Cette réédition au Castor Astral est enrichie d’un appareil critique aussi bien fourni qu’éclairant : au texte publié par Bernanos ont été ajoutées des Conférences et interviews au Brésil, des Lettres inéditeset des Notes et variantes. Ces dernières intéresseront surtout les exégètes. Les deux séries de textes, inédits en France, sont par contre passionnants : dans ses conférences et interviews, ainsi que dans sa correspondance, Bernanos construit peu à peu sa pensée, déjà à l’œuvre dans Les Grands Cimetières sous la Lune, elle qui va se cristalliser dans La France contre les Robots. En particulier, on peut remarquer que Bernanos a ôté du texte publié toute référence appuyée à la pensée chrétienne, bien qu’il dise à l’occasion parler « le langage de la vieille chrétienté » et évoque quelques fois la lutte des Machines contre « la vie intérieure » ; cette composante de sa pensée est bien plus présente dans les inédits, comme s’il avait voulu rendre le texte publié, cet avertissement face à la modernité à l’œuvre, accessible à tout le monde et pertinent pour chacun. Il l’est, même plus d’un demi-siècle après sa rédaction ; on peut s’en réjouir pour le plaisir de la férocité partagée, et s’en affliger pour l’état du monde moderne. Dans tous les cas, la lecture de La France contre les Robots ne peut que servir de poil à gratter intellectuel, ne fût-ce qu’en fonction de ce paragraphe rempli d’espoir : Obéissance et irresponsabilité, voilà les deux Mots Magiques qui ouvriront demain le Paradis de la Civilisation des Machines.
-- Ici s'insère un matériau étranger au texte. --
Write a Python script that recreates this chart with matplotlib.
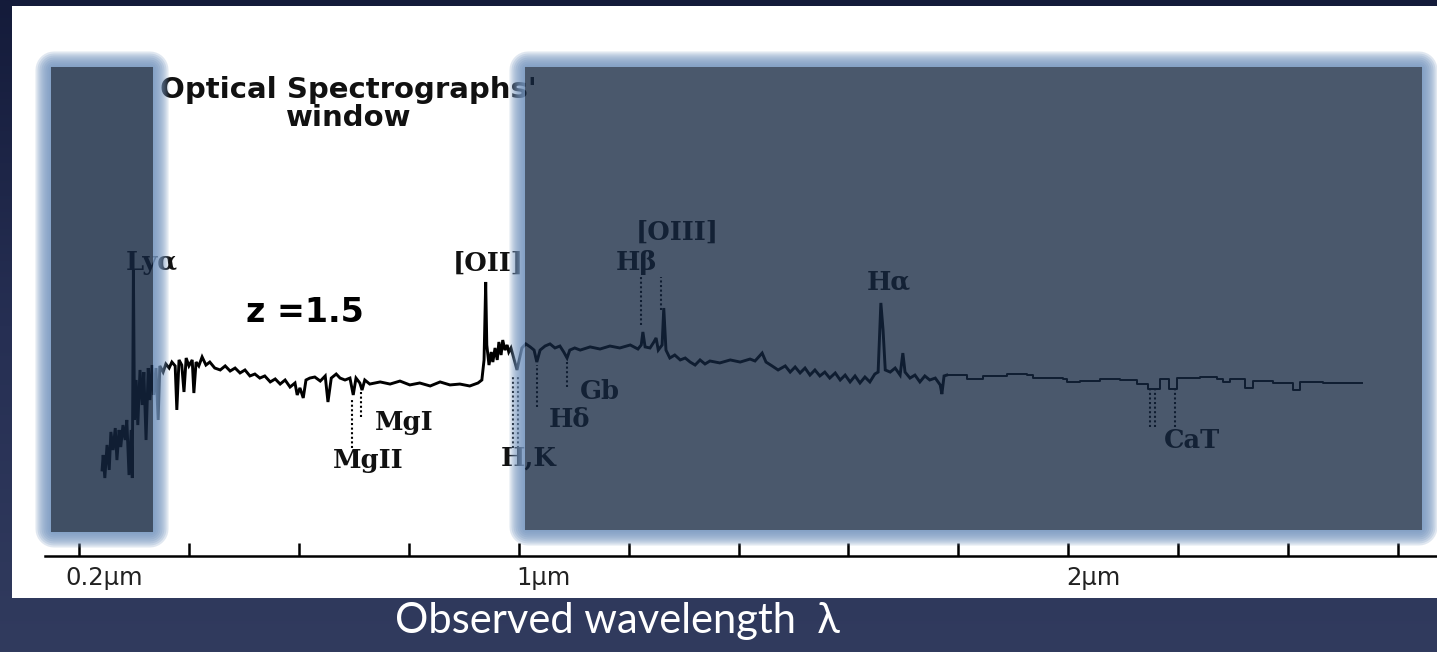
import numpy as np
import matplotlib
matplotlib.use("Agg")
import matplotlib.pyplot as plt
from matplotlib.path import Path
from matplotlib.patches import PathPatch, Rectangle
from matplotlib.colors import LinearSegmentedColormap
from matplotlib.transforms import ScaledTranslation

# ---------------- data (observed wavelength in micron, relative flux) ----------------
wl_opt = [0.242, 0.244, 0.247, 0.251, 0.255, 0.258, 0.262, 0.266, 0.269, 0.273,
          0.276, 0.280, 0.284, 0.287, 0.291, 0.295, 0.297, 0.299, 0.301, 0.304,
          0.307, 0.311, 0.315, 0.318, 0.322, 0.326, 0.329, 0.333, 0.336, 0.340,
          0.344, 0.347, 0.353, 0.358, 0.364, 0.369, 0.375, 0.378, 0.382, 0.387,
          0.391, 0.395, 0.400, 0.406, 0.409, 0.413, 0.418, 0.424, 0.431, 0.438,
          0.447, 0.457, 0.466, 0.475, 0.484, 0.493, 0.502, 0.511, 0.520, 0.529,
          0.538, 0.548, 0.557, 0.566, 0.575, 0.584, 0.593, 0.597, 0.602, 0.608,
          0.613, 0.620, 0.629, 0.639, 0.648, 0.653, 0.659, 0.668, 0.675, 0.684,
          0.693, 0.699, 0.704, 0.711, 0.715, 0.720, 0.729, 0.748, 0.766, 0.784,
          0.802, 0.820, 0.839, 0.857, 0.875, 0.893, 0.911, 0.926, 0.933, 0.937,
          0.940, 0.942, 0.946, 0.950, 0.953, 0.957, 0.961, 0.964, 0.968, 0.971,
          0.975, 0.979, 0.982, 0.986, 0.991, 0.997, 1.001, 1.006, 1.013, 1.021,
          1.028, 1.033, 1.039, 1.048, 1.057, 1.066, 1.075, 1.082, 1.088, 1.093,
          1.102, 1.112, 1.130, 1.148, 1.166, 1.184, 1.203, 1.217, 1.223, 1.226,
          1.230, 1.239, 1.246, 1.250, 1.254, 1.261, 1.264, 1.268, 1.275, 1.284,
          1.294, 1.303, 1.312, 1.321, 1.330, 1.339, 1.348, 1.366, 1.385, 1.403,
          1.421, 1.430, 1.443, 1.450, 1.461, 1.472, 1.485, 1.494, 1.503, 1.512,
          1.521, 1.530, 1.539, 1.548, 1.557, 1.566, 1.576, 1.585, 1.594, 1.603,
          1.612, 1.621, 1.630, 1.639, 1.648, 1.654, 1.657, 1.659, 1.663, 1.667,
          1.676, 1.685, 1.694, 1.699, 1.703, 1.712, 1.721, 1.730, 1.739, 1.748,
          1.758, 1.767, 1.770, 1.774, 1.779]
flux_opt = [0.489, 0.574, 0.443, 0.631, 0.489, 0.705, 0.602, 0.727, 0.545, 0.716,
            0.619, 0.744, 0.659, 0.773, 0.460, 0.716, 0.443, 1.625, 0.773, 1.000,
            0.744, 1.057, 0.858, 1.045, 0.659, 1.068, 0.886, 1.085, 0.915, 1.068,
            0.773, 1.080, 1.045, 1.091, 1.068, 1.102, 1.080, 0.830, 1.114, 1.085,
            0.932, 1.125, 1.080, 1.114, 0.926, 1.102, 1.080, 1.131, 1.085, 1.102,
            1.068, 1.057, 1.080, 1.051, 1.068, 1.040, 1.057, 1.023, 1.034, 1.011,
            1.023, 0.989, 1.006, 0.977, 1.000, 0.960, 0.983, 0.915, 0.955, 0.898,
            1.000, 1.011, 1.017, 0.994, 1.023, 0.875, 1.011, 1.034, 1.011, 1.000,
            1.011, 0.915, 1.011, 0.983, 0.943, 1.000, 0.977, 0.989, 0.977, 0.994,
            0.972, 0.983, 0.966, 0.989, 0.972, 0.977, 0.966, 0.983, 1.000, 1.114,
            1.557, 1.199, 1.085, 1.159, 1.102, 1.182, 1.114, 1.216, 1.142, 1.227,
            1.170, 1.199, 1.159, 1.182, 1.125, 1.057, 1.114, 1.182, 1.205, 1.188,
            1.170, 1.102, 1.170, 1.193, 1.205, 1.182, 1.193, 1.159, 1.125, 1.170,
            1.182, 1.170, 1.188, 1.176, 1.193, 1.182, 1.199, 1.176, 1.199, 1.273,
            1.188, 1.182, 1.216, 1.239, 1.170, 1.199, 1.409, 1.170, 1.125, 1.142,
            1.114, 1.125, 1.102, 1.085, 1.114, 1.091, 1.108, 1.097, 1.114, 1.102,
            1.119, 1.108, 1.153, 1.102, 1.080, 1.057, 1.080, 1.045, 1.074, 1.040,
            1.068, 1.028, 1.057, 1.023, 1.045, 1.011, 1.040, 1.000, 1.028, 0.989,
            1.023, 0.983, 1.017, 0.989, 1.034, 1.045, 1.284, 1.438, 1.284, 1.057,
            1.045, 1.068, 1.028, 1.153, 1.045, 1.011, 1.028, 0.989, 1.023, 1.000,
            1.011, 0.972, 0.920, 1.023, 1.028]

wl_nir = [1.779, 1.816, 1.845, 1.889, 1.925, 1.936, 1.990, 1.998, 2.021, 2.058,
          2.094, 2.125, 2.145, 2.167, 2.183, 2.198, 2.240, 2.271, 2.282, 2.294,
          2.322, 2.336, 2.372, 2.409, 2.422, 2.463, 2.534]
flux_nir = [1.028, 1.006, 1.023, 1.034, 1.028, 1.011, 1.006, 0.989, 0.994, 1.006,
            1.000, 0.977, 0.949, 1.006, 0.949, 1.011, 1.017, 1.006, 0.989, 1.006,
            0.955, 0.994, 0.983, 0.943, 0.989, 0.983, 0.983]

# absorption / emission feature markers (dotted)
mark_wl = [0.697, 0.713, 0.990, 0.999, 1.033, 1.088, 1.223, 1.259, 2.149, 2.158, 2.194]
mark_top = [0.886, 0.932, 1.017, 1.017, 1.085, 1.102, 1.585, 1.585, 0.943, 0.943, 0.943]
mark_bot = [0.614, 0.790, 0.614, 0.614, 0.847, 0.960, 1.313, 1.398, 0.733, 0.733, 0.733]

line_labels = ["Lyα", "[OII]", "[OIII]", "Hβ", "Hα", "MgI", "MgII", "H,K", "Hδ", "Gb", "CaT"]
label_wl = [0.333, 0.944, 1.289, 1.214, 1.673, 0.791, 0.727, 1.018, 1.093, 1.148, 2.226]
label_flux = [1.665, 1.665, 1.841, 1.670, 1.557, 0.756, 0.545, 0.557, 0.773, 0.932, 0.659]

major_ticks = [0.2, 1.0, 2.0]
tick_labels = ["0.2µm", "1µm", "2µm"]
minor_ticks = [0.4, 0.6, 0.8, 1.2, 1.4, 1.6, 1.8, 2.2, 2.4, 2.6]

# ---------------- figure ----------------
W, H = 1437, 652
fig = plt.figure(figsize=(W / 100, H / 100), dpi=100)

# slide background
bg = fig.add_axes([0, 0, 1, 1], zorder=-1)
bg.imshow(np.linspace(0, 1, 256).reshape(-1, 1), aspect="auto", extent=[0, 1, 0, 1],
          cmap=LinearSegmentedColormap.from_list("bg", ["#141b3a", "#262f53", "#313b5e"]))
bg.axis("off")

# chart panel (white)
ax = fig.add_axes([12 / W, 54 / H, (W - 12) / W, 592 / H], zorder=1)
ax.set_facecolor("white")
ax.set_xlim(0.0781, 2.6709)
ax.set_ylim(-0.2386, 3.125)
for s in ["top", "right", "left"]:
    ax.spines[s].set_visible(False)
ax.spines["bottom"].set_position(("data", 0))
ax.spines["bottom"].set_bounds(0.138, 2.6709)
ax.spines["bottom"].set_linewidth(1.8)
ax.set_yticks([])
ax.set_xticks(major_ticks, labels=tick_labels)
ax.set_xticks(minor_ticks, minor=True)
ax.tick_params(axis="x", which="both", direction="in", length=9.5, width=1.8, color="black")
ax.tick_params(axis="x", which="major", labelsize=17.5, pad=7, labelcolor="#222222")
for lab in ax.get_xticklabels():
    lab.set_fontfamily("DejaVu Sans")
    lab.set_transform(lab.get_transform() + ScaledTranslation(0.25, 0, fig.dpi_scale_trans))

# spectrum
ax.plot(wl_opt, flux_opt, color="black", lw=2.1, solid_joinstyle="miter")
ax.plot(wl_nir, flux_nir, color="black", lw=1.4, drawstyle="steps-post")
ax.vlines(mark_wl, mark_bot, mark_top, colors="black", lw=1.5, linestyles=(0, (1.0, 1.2)))

serif = dict(family="DejaVu Serif", weight="bold", fontsize=18.5, color="#111111",
             ha="center", va="center")
for t, x, y in zip(line_labels, label_wl, label_flux):
    ax.text(x, y, t, **serif)

ax.text(0.612, 1.381, "z =1.5", family="DejaVu Sans", weight="bold", fontsize=24,
        ha="center", va="center", color="black")
ax.text(0.690, 2.568, "Optical Spectrographs'\nwindow", family="DejaVu Sans",
        weight="bold", fontsize=21, ha="center", va="center", color="#111111",
        linespacing=1.0)

# ---------------- translucent overlays with glow (pixel coordinates) ----------------
ov = fig.add_axes([0, 0, 1, 1], zorder=2)
ov.set_xlim(0, W)
ov.set_ylim(H, 0)
ov.axis("off")
ov.patch.set_alpha(0)


def rrect(x0, y0, x1, y1, r):
    verts = []
    for cx, cy, a0 in [(x1 - r, y0 + r, -90), (x1 - r, y1 - r, 0),
                       (x0 + r, y1 - r, 90), (x0 + r, y0 + r, 180)]:
        t = np.radians(np.linspace(a0, a0 + 90, 10))
        verts += list(zip(cx + r * np.cos(t), cy + r * np.sin(t)))
    verts.append(verts[0])
    return np.array(verts)


def shade(x0, y0, x1, y1, alpha):
    inner = np.array([(x0, y0), (x1, y0), (x1, y1), (x0, y1), (x0, y0)], float)
    for d in [1.5, 3.5, 5.5, 7.5, 9.5, 11.5, 13.5, 15.5]:
        outer = rrect(x0 - d, y0 - d, x1 + d, y1 + d, d + 3)
        path = Path.make_compound_path(Path(outer, closed=True),
                                       Path(inner[::-1], closed=True))
        ov.add_patch(PathPatch(path, fc="#7495bf", ec="none", alpha=0.22))
    ov.add_patch(Rectangle((x0, y0), x1 - x0, y1 - y0, fc="#142640", ec="none", alpha=alpha))


shade(51, 67, 153, 532, 0.81)
shade(525, 67, 1422, 530, 0.77)

fig.text(617 / W, 1 - 621 / H, "Observed wavelength  λ", family=["Lato", "DejaVu Sans"],
         weight="normal", fontsize=30, color="white", ha="center", va="center", zorder=5)

fig.savefig("out.png", dpi=100)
La civilisation française, héritière de la civilisation hellénique, a travaillé pendant des siècles pour former des hommes libres, c’est-à-dire pleinement responsables de leurs actes : la France refuse d’entrer dans le Paradis des Robots.
Il n’est jamais trop tard pour bien faire, d’autant que Bernanos avertit dans l’interview donnée au Diario de Belo Horizonte en juin 1944 : La jeunesse du monde n’a le choix qu’entre solutions extrêmes : l’abdication ou la révolution.